On the way home we decided to visit dad's grave at a different cemetery. as we approached it i pointed out Northpark, a local shopping center mom frequented. (for those of you who know her, you'll laugh at that understatement.)

"uh huh. my home away from home," she laughed.

i thought it was odd she'd remember that little joke but not the people at the funeral. i told her a story of one of her last shopping visits there. sadly, she didn't remember any of that, either.
(if you click here and scroll down to bottom, that story is told by her accomplice in the 2nd to last comment.)

in this photo, that's Northpark in the background. Neiman-Marcus is to the right just out of view.

dad said he bought that plot so Mary Anne would always be close to Neiman's. she didn't remember the anecdote, but she sure did think it was funny. click on the picture and you can see a slight grin as she's thinking about that. (you can see her new shoes too, lynn anne.)

...then she asked me why the slab was so big...
the question flat-out astonished me.

i told her Joe saved a place for her beside him...she said, "oh."



this picture astonishes me, too. that's mom and dad circa 1948. they made a pretty glamorous couple, i think.

6 comments:

flintysooner said...

Very glamorous. And he is in his uniform, too. The war and the depression were such looming events that impacted their lives. Strangely enough they continue to impact mine, too.

I can only imagine the impact of the question about the marker. That's tough.

Beautiful church, too. Makes one think of a time that seemed to be less complex and more easily understood. Even though we know it only seemed that way.

My parents had friends like the ones you describe and those friends were also in their Sunday school class. What a great thing that was.

I'll be in Dallas eventually either on business or pleasure. I'll email you and maybe we can meet. I'd like to dine in Javier's again.

cornbread hell said...

it's great to hear from you. i held off so long posting about going to the funeral i was able to leave out the references to you and yours. i hope you continue to be strong.

javier's used to be less than a mile or 2 from my place. i haven't been there in years and have no idea where it is now, but that sounds Great. i hope it happens.

war and depression, those relentless bastards... they seem to follow us around on soft shoe taps. i even have a sometimes recurring dream where i conquer them both.

i hope you rest well, terry.
you're a damn good human bean.

Anonymous said...

This is a Beautiful , Rick. Your parents made a sweet couple.

My parent to had friends and cousins we saw all the time, with camping trailer trip in the summer to the ocean. They would circle the trailers like a wagon train with a bon fire in the middle. Fun care free days.

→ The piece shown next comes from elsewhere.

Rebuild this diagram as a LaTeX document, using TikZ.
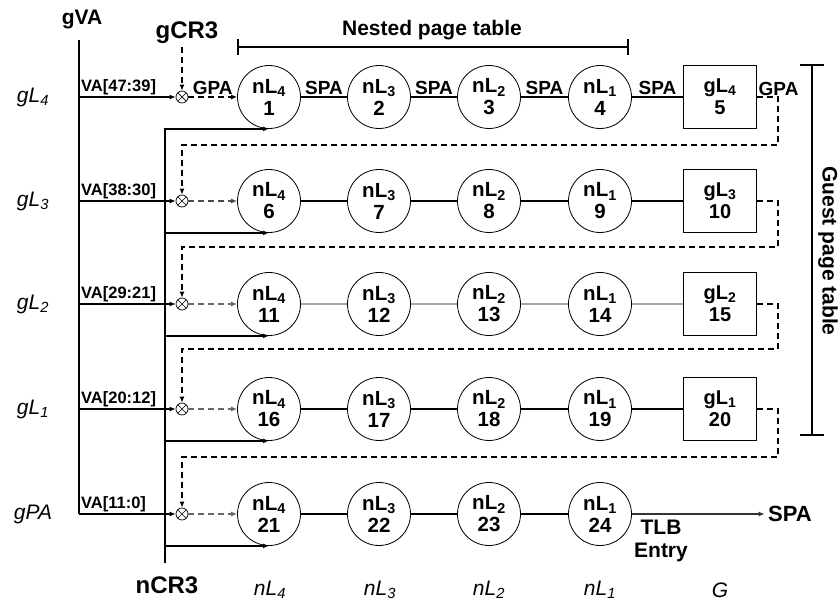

What a wonderful time and generation of people.
Right now I am finding it hard dealing with aging family, death etc.. I wish I was God , so that I could rearrange a few things .
isis

cornbread hell said...
This comment has been removed by the author.
cornbread hell said...

i love the thought of your family's *wagon train* circled up and the campfire there in the middle. that's a perfect picture.

:: gina :: said...

look who's talking, lol. when was your last post? lol. good to be back. don't keep us in suspense, update, update, update!